Another consideration will be what type of voltage will you use. 110 volt systems are going to be slow compared to 240 volt systems. Generally you can find 110 volt systems up to around 2200 watts. If you want to use a standard 15 amp circuit you should keep the wattage at 1600 or lower. Anything above 1600 watts is going to need a 20 amp circuit. 110 Volt systems will generally handle a boil up to 6 or 7 gallons. If you want to do 10 gallon batches or larger you will want a 240 volt system. 

If you decide on a 240 volt system you may need to have some wiring done to accommodate the system. Consult a licensed electrician to do this. 

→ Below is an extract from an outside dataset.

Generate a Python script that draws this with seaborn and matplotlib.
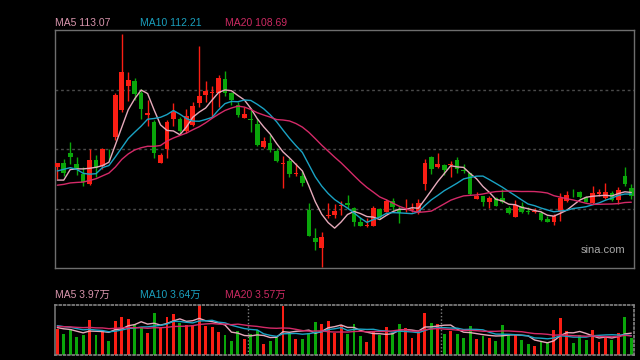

I could go into a lot more detail. If you are thinking simple, then I highly recommend going with one of the All in One Electric Brewing Systems. You really cannot go wrong. If you are thinking you want a cadillac system then you have a ton of research to do to determine what will best suit your brewing needs and to make sure your electrical system at home can handle a high power electric brewery. 

We stock all of the All in One systems and we can help you put together any kind of electric brewing system using Blichmann Electric Brewing Components. Stop by and talk to us about your electric brewing needs.

1 comment

  • Tysen

    This is a great introduction to the electric brewing options on the market. I brew on a simple 1800 watt induction cooktop (3 gallon BIAB batches). I began, like almost all of us, on a propane burner. I’ve been brewing for a few months on my small batch induction setup and I can’t see going back to propane unless I want to make a 5 gallon batches for an event. For me, a 3 gallon batch of all grain beer takes 3.5 hours start to finish and that includes cleanup. For those of us up north it only makes sense to consider an electric brewing rig.